Les médecins m'affirment qu'il n'y avait aucune raison de le déclencher, ni de faire une césarienne avant le moment prévu. Et que de toute façon, même si le cordon s'était serré à la maternité, ils n'auraient rien pu faire, vu la vitesse à laquelle le bébé meurt dans ces cas là. Mais je ne peux m'empêcher d'enrager. Encore dans la voiture, en me rendant à la maternité, je l'ai senti me donner des coups de pieds, les derniers...
Depuis, j'ai pleuré, mais aujourd'hui, j'ai l'impression de n'avoir plus de larmes. Seulement un grand vide tout autour de moi. J'ai froid en permanence. Léon, ta présence nous manque tellement.
Serrer le corps sans vie de son enfant est sans doute la pire chose qu'il peut arriver à des parents. C'était notre hantise depuis toujours et pourtant nous l'avons vécu. Comment se relever de ça ? Nous cherchons.

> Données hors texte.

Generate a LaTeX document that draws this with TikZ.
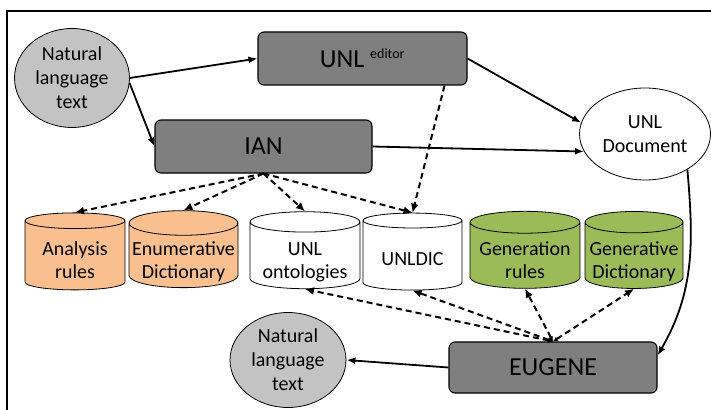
\documentclass[tikz,border=0pt]{standalone}
\usepackage{fontspec}
\setmainfont{Carlito}
\usetikzlibrary{arrows.meta,shapes.geometric}
\definecolor{boxgray}{HTML}{7F7F7F}
\definecolor{textgray}{HTML}{C3C3C3}
\definecolor{anaorange}{HTML}{F9BF8F}
\definecolor{gengreen}{HTML}{9BBB59}
% text of a store sits in the body, below the lid
\newcommand{\dblabel}[2][12pt]{\raisebox{-#1}[0pt][0pt]{\begin{tabular}{@{}c@{}}#2\end{tabular}}}

\begin{document}
\begin{tikzpicture}[x=1pt,y=-1pt,>=Latex]
  \tikzset{
    tool/.style={draw=black,fill=boxgray,line width=1.1pt,rounded corners=6pt,inner sep=0pt,font=\fontsize{26}{30}\selectfont},
    blob/.style={ellipse,draw=black,line width=0.8pt,inner sep=0pt,align=center,font=\fontsize{20}{24}\selectfont},
    store/.style={cylinder,shape border rotate=90,aspect=0.24,draw=black,line width=0.8pt,minimum height=77pt,inner sep=0pt,font=\fontsize{20}{23}\selectfont},
    flow/.style={line width=1.8pt,-{Latex[length=9pt,width=7pt]}},
    link/.style={line width=2pt,dash pattern=on 6pt off 4pt,-{Latex[length=9pt,width=8pt]}},
    both/.style={line width=2pt,dash pattern=on 6pt off 4pt,{Latex[length=5pt,width=5pt]}-{Latex[length=9pt,width=8pt]}}
  }
  \clip (0,0) rectangle (711,409);
  \draw[line width=1.3pt] (7,11) rectangle (716,414);

  % Analysis side.
  \node[blob,fill=textgray,minimum width=115pt,minimum height=99pt] (nlin) at (72,78) {Natural\\language\\text};
  \node[tool,minimum width=209pt,minimum height=53pt] (edit) at (362.5,58.5) {UNL \textsuperscript{\fontsize{14}{16}\selectfont editor}};
  \node[tool,minimum width=217pt,minimum height=53pt] (ian) at (263.5,146.5) {IAN};
  \node[blob,fill=white,minimum width=131pt,minimum height=92pt] (doc) at (645,134) {UNL\\Document};
  \draw[flow] (nlin.east)--(edit.west);
  \draw[flow] (nlin.-5)--(ian.west);
  \draw[flow] (edit.east)--(doc.170);
  \draw[flow] (ian.east)--(doc.196);

  % Resources.
  \node[store,fill=anaorange,minimum width=100pt] (ana) at (75,255.5) {\dblabel{Analysis\\rules}};
  \node[store,fill=anaorange,minimum width=109pt] (enu) at (183.5,255.5) {\dblabel{Enumerative\\Dictionary}};
  \node[store,fill=white,minimum width=110pt] (ont) at (305,255.5) {\dblabel{UNL\\ontologies}};
  \node[store,fill=white,minimum width=99pt] (dic) at (412.5,255.5) {\dblabel[11pt]{UNLDIC}};
  \node[store,fill=gengreen,minimum width=110pt] (gen) at (525,255.5) {\dblabel{Generation\\rules}};
  \node[store,fill=gengreen,minimum width=98pt] (gdi) at (634,255.5) {\dblabel{Generative\\Dictionary}};
  \draw[link] (ian.south)--(ana.north);
  \draw[link] (ian.south)--(enu.north);
  \draw[link] (ian.south)--(ont.north);
  \draw[link] (ian.south)--(dic.north);
  \draw[link] ([xshift=82pt]edit.south)--(dic.north);

  % Generation side.
  \node[tool,minimum width=208pt,minimum height=51pt] (eug) at (553,367.5) {EUGENE};
  \node[blob,fill=textgray,minimum width=116pt,minimum height=95pt] (nlout) at (288,360) {Natural\\language\\text};
  \draw[flow] (doc.-40) to[out=-85,in=60] ([yshift=12pt]eug.east);
  \draw[flow] (eug.west)--(nlout.east);
  \draw[both] (eug.north)--(ont.south);
  \draw[both] (eug.north)--(dic.south);
  \draw[both] (eug.north)--(gen.south);
  \draw[both] (eug.north)--(gdi.south);
\end{tikzpicture}
\end{document}
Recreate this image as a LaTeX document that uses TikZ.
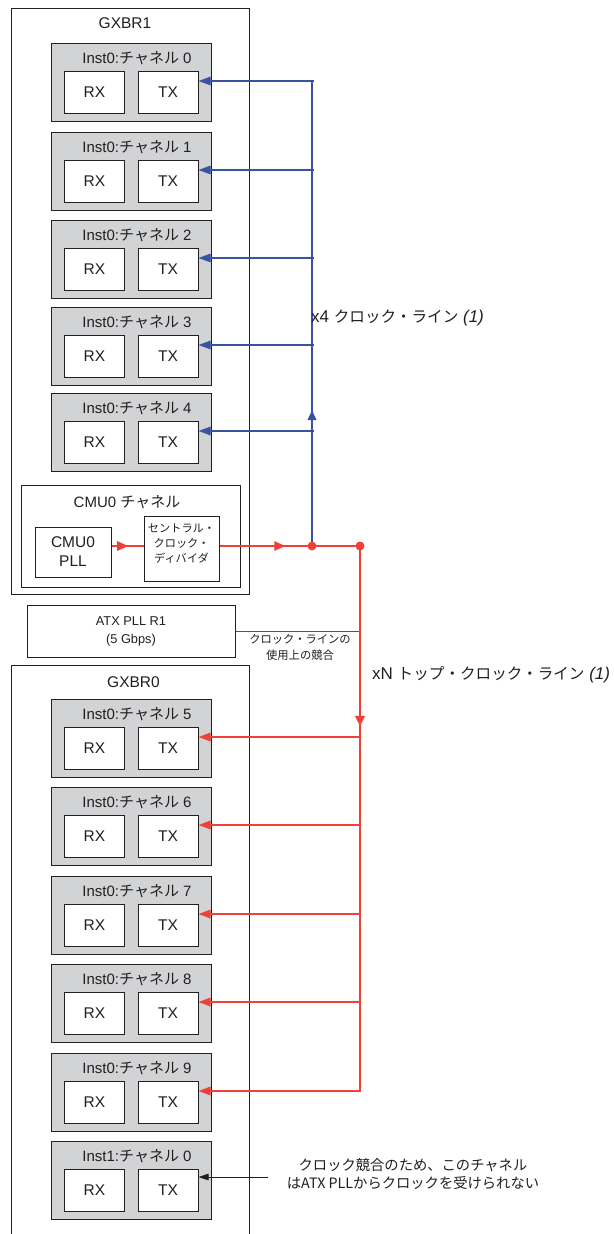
\documentclass[tikz,border=0pt]{standalone}
\usepackage{fontspec}
\setmainfont{Liberation Sans}
\newfontfamily\jp{Noto Sans CJK JP}
\usetikzlibrary{arrows.meta,decorations.markings}
\definecolor{txt}{HTML}{231F20}
\definecolor{chfill}{HTML}{D1D3D4}
\definecolor{blu}{HTML}{3953A4}
\definecolor{rd}{HTML}{EF4136}
\newcommand{\fsz}[2]{\fontsize{#1}{#2}\selectfont}
\tikzset{
  outer/.style={draw=txt, line width=0.9pt},
  chbox/.style={draw=txt, fill=chfill, line width=1pt, minimum width=160pt, minimum height=78pt, inner sep=0pt},
  sub/.style={draw=txt, fill=white, line width=1pt, minimum width=60pt, minimum height=42pt, inner sep=0pt, text=txt, font=\fsz{15.5}{18}},
  plainbox/.style={draw=txt, fill=white, line width=1pt, inner sep=0pt, text=txt},
  chlab/.style={text=txt, inner sep=0pt, font=\fsz{15}{18}},
  lbl/.style={text=txt, inner sep=0pt, align=center},
  bline/.style={draw=blu, line width=1.3pt},
  rline/.style={draw=rd, line width=1.5pt},
  btip/.style={-{Triangle[length=12pt,width=8.5pt]}},
  dot/.style={circle, fill=rd, minimum size=8.5pt, inner sep=0pt},
  midarrow/.style={postaction={decorate, decoration={markings, mark=at position #1 with {\arrow{Triangle[length=11pt,width=9.5pt]}}}}}
}
\begin{document}
\begin{tikzpicture}[x=1pt,y=-1pt]
\useasboundingbox (0,0) rectangle (613,1234);
\fill[white] (0,0) rectangle (613,1234);

% GXBR1
\node[outer, minimum width=238pt, minimum height=586pt, inner sep=0pt] (gx1) at (130,301) {};
\node[lbl, font=\fsz{15.5}{18}] (gx1lab) at (125,23) {GXBR1};

\foreach \i/\t in {0/43,1/132,2/220,3/307,4/393}{
  \node[chbox] (ch\i) at (131,\t+39) {};
  \node[chlab] (lab\i) at (137,\t+15) {Inst0:{\jp チャネル} \i};
  \node[sub] (rx\i) at (94.5,\t+49) {RX};
  \node[sub] (tx\i) at (168,\t+49) {TX};
  \coordinate (bt\i) at (313.5,\t+38);
  \draw[bline,btip] (bt\i) -- (tx\i.east |- bt\i);
}

% CMU0 channel
\node[outer, minimum width=219pt, minimum height=102pt, inner sep=0pt] (cmu) at (130.5,536) {};
\node[lbl, font=\fsz{15}{18}] (cmulab) at (127,502) {CMU0 {\jp チャネル}};
\node[plainbox, minimum width=76pt, minimum height=50pt, align=center, font=\fsz{15.5}{19}] (pll) at (73,552) {CMU0\\PLL};
\node[plainbox, minimum width=75pt, minimum height=65pt] (div) at (181.5,548.5) {};
\node[lbl, font=\jp\fsz{11.2}{15}] (divlab) at (181.5,543.5) {セントラル・\\クロック・\\ディバイダ};

\node[dot] (j1) at (312,546) {};
\node[dot] (j2) at (360,546) {};

\draw[rline, midarrow=0.52] (pll.east |- j1) -- (div.west |- j1);
\draw[rline, midarrow=0.468] (div.east |- j1) -- (j2.center);
\draw[bline, postaction={decorate, decoration={markings, mark=at position 0.292 with {\arrow{Triangle[length=10pt,width=9pt]}}}}] (j1.center) -- (j1.center |- bt0);
\node[dot] at (j1) {};
\node[dot] at (j2) {};

\node[lbl, anchor=west, font=\fsz{17}{20}] (x4lab) at (311,318) {x4 {\jp\fsz{15.6}{20}クロック・ライン} \textit{(1)}};

% ATX PLL
\node[plainbox, minimum width=208pt, minimum height=52pt, align=center, font=\fsz{12.8}{18}] (atx) at (131,631) {ATX PLL R1\\(5 Gbps)};
\draw[blu, line width=0.8pt] (atx.east) -- (atx.east -| j2);
\node[lbl, font=\jp\fsz{11.3}{16}] (conflab) at (300,647) {クロック・ラインの\\使用上の競合};

% GXBR0
\draw[outer] (11,1236) -- (11,665) -- (249,665) -- (249,1236);
\node[lbl, font=\fsz{15.5}{18}] (gx0lab) at (133.5,682) {GXBR0};

\foreach \i/\t in {5/699,6/787,7/876,8/964,9/1053}{
  \node[chbox] (ch\i) at (131,\t+39) {};
  \node[chlab] (lab\i) at (137,\t+15) {Inst0:{\jp チャネル} \i};
  \node[sub] (rx\i) at (94.5,\t+49) {RX};
  \node[sub] (tx\i) at (168,\t+49) {TX};
  \coordinate (rt\i) at (360,\t+38);
  \draw[rline,btip] (rt\i) -- (tx\i.east |- rt\i);
}
\node[chbox] (ch10) at (131,1141+39) {};
\node[chlab] (lab10) at (137,1141+15) {Inst1:{\jp チャネル} 0};
\node[sub] (rx10) at (94.5,1141+49) {RX};
\node[sub] (tx10) at (168,1141+49) {TX};

\draw[rline, line cap=rect, postaction={decorate, decoration={markings, mark=at position 0.33 with {\arrow{Triangle[length=10pt,width=10pt]}}}}] (j2.center) -- (rt9);
\node[dot] at (j2) {};

\node[lbl, anchor=west, font=\fsz{17}{20}] (xnlab) at (372,675) {xN {\jp\fsz{15.6}{20}トップ・クロック・ライン} \textit{(1)}};

\coordinate (noteend) at (268,1177);
\draw[txt, line width=0.8pt, -{Triangle[length=10pt,width=6.5pt]}] (noteend) -- (tx10.east |- noteend);
\node[lbl, font=\jp\fsz{14.3}{18}] (note) at (413,1174) {クロック競合のため、このチャネル\\はATX PLLからクロックを受けられない};
\end{tikzpicture}
\end{document}
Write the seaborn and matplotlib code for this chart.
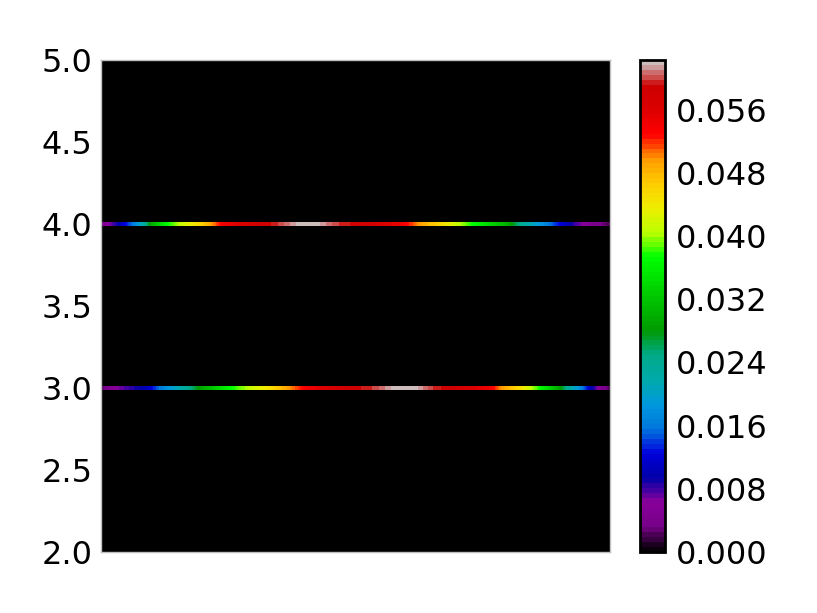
import numpy as np
import matplotlib
matplotlib.use("Agg")
import matplotlib.pyplot as plt
import seaborn as sns

# ---- data ----
# upper band (centred at y = 4)
x_upper = [0.000, 0.006, 0.037, 0.067, 0.087, 0.100, 0.130, 0.156, 0.189, 0.220,
           0.240, 0.307, 0.352, 0.375, 0.390, 0.404, 0.420, 0.440, 0.461, 0.530,
           0.594, 0.622, 0.673, 0.701, 0.732, 0.799, 0.825, 0.874, 0.917, 0.957, 1.000]
v_upper = [0.002, 0.005, 0.010, 0.017, 0.024, 0.030, 0.037, 0.041, 0.045, 0.050,
           0.054, 0.058, 0.060, 0.0612, 0.0621, 0.0623, 0.0621, 0.0612, 0.060, 0.058,
           0.054, 0.050, 0.045, 0.041, 0.037, 0.030, 0.024, 0.017, 0.010, 0.005, 0.002]
# lower band (centred at y = 3)
x_lower = [0.000, 0.018, 0.037, 0.087, 0.122, 0.171, 0.201, 0.254, 0.293, 0.333,
           0.372, 0.406, 0.470, 0.539, 0.560, 0.580, 0.598, 0.615, 0.630, 0.648,
           0.697, 0.766, 0.785, 0.825, 0.844, 0.864, 0.898, 0.917, 0.943, 0.963,
           0.982, 1.000]
v_lower = [0.002, 0.005, 0.007, 0.010, 0.017, 0.024, 0.030, 0.037, 0.041, 0.045,
           0.050, 0.054, 0.058, 0.060, 0.0612, 0.0621, 0.0623, 0.0621, 0.0612, 0.060,
           0.058, 0.054, 0.050, 0.045, 0.041, 0.037, 0.030, 0.024, 0.017, 0.010,
           0.005, 0.002]
band_centres = [4.0, 3.0]
band_half_width = 0.0145
vmax = 0.0623
cbar_ticks = [0.000, 0.008, 0.016, 0.024, 0.032, 0.040, 0.048, 0.056]
y_ticks = [2.0, 2.5, 3.0, 3.5, 4.0, 4.5, 5.0]

sns.set_style("white")
plt.rcParams["font.family"] = ["DejaVu Sans"]
plt.rcParams["font.size"] = 23
plt.rcParams["text.color"] = "black"
plt.rcParams["ytick.color"] = "black"
plt.rcParams["ytick.labelcolor"] = "black"

fig = plt.figure(figsize=(8.17, 6.13), dpi=100)
W, H = 817, 613
ax = fig.add_axes([101 / W, 1 - 552 / H, (610 - 101) / W, (552 - 60) / H])
cax = fig.add_axes([640 / W, 1 - 552 / H, (665 - 640) / W, (552 - 60) / H])

ax.set_facecolor("black")
levels = np.linspace(0, vmax, 101)
cmap = plt.get_cmap("nipy_spectral")

mappable = None
for yc, xs, vs in [(band_centres[0], x_upper, v_upper), (band_centres[1], x_lower, v_lower)]:
    X = np.array(xs)
    Y = np.array([yc - band_half_width, yc + band_half_width])
    Z = np.vstack([vs, vs])
    mappable = ax.contourf(X, Y, Z, levels=levels, cmap=cmap, vmin=0, vmax=vmax,
                           antialiased=False, extend="neither")

ax.set_xlim(0, 1)
ax.set_ylim(2, 5)
ax.set_yticks(y_ticks)
ax.set_yticklabels([f"{t:.1f}" for t in y_ticks])
ax.set_xticks([])
ax.tick_params(axis="y", direction="in", length=6, color="black", labelcolor="black",
               labelsize=23, pad=6)
for s in ax.spines.values():
    s.set_color("#c0c0c0")
    s.set_linewidth(1.0)

cb = fig.colorbar(mappable, cax=cax)
cb.set_ticks(cbar_ticks)
cb.set_ticklabels([f"{t:.3f}" for t in cbar_ticks])
cb.outline.set_linewidth(2)
cb.outline.set_edgecolor("black")
cax.tick_params(direction="in", length=8, width=1, color="black", labelcolor="black",
                labelsize=23, pad=8)

fig.savefig("out.png", dpi=100, facecolor="white")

Dans notre malheur, nous avons une chance inestimable, celle d'être merveilleusement entourés. La petite vingtaine d'amis qui gravite autour de nous a été exceptionnelle. Depuis la mort de Léon, ils se relaient pour ne jamais nous laisser seuls plus d'une demi journée. Même si cela peut choquer, j'ai besoin d'eux, de leur raconter ce qui s'est passé, de rabâcher encore et encore, pour sortir la douleur de mon corps et de ma tête. Je crois que c'est comme ça que nous arriverons à faire notre deuil. Et puis, en en parlant, je donne à Léon une réalité, une place parmi nous, et ça, j'en ai besoin.
Je ne peux pas faire comme s'il ne s'était rien passé.
Léon, tu as une place parmi nous, dans nos cœurs et dans nos vies à tous. Tu es à jamais notre deuxième fils.
Face aux nouveaux bébés de mes amies, je reste indifférente. J'ai eu besoin très vite de les prendre dans mes bras, histoire de voir si cela m'était insupportable, mais en fait, je suis juste heureuse pour leurs parents. Heureuse qu'il ne leur soit pas arrivé la même chose qu'à nous. Et puis, mon cœur ne hurle pas l'absence d'un bébé en général, mais celle de mon fils, Léon.
Avec mon mari, nous entamons un suivi psychologique. Ce sera long, mais nous allons nous redresser, pour Jules et pour Léon. On le leur doit.
Désolée de la longueur de mon témoignage, mais ça m'a fait du bien.
Anne, maman de Jules et de Léon, nos deux fils adorés.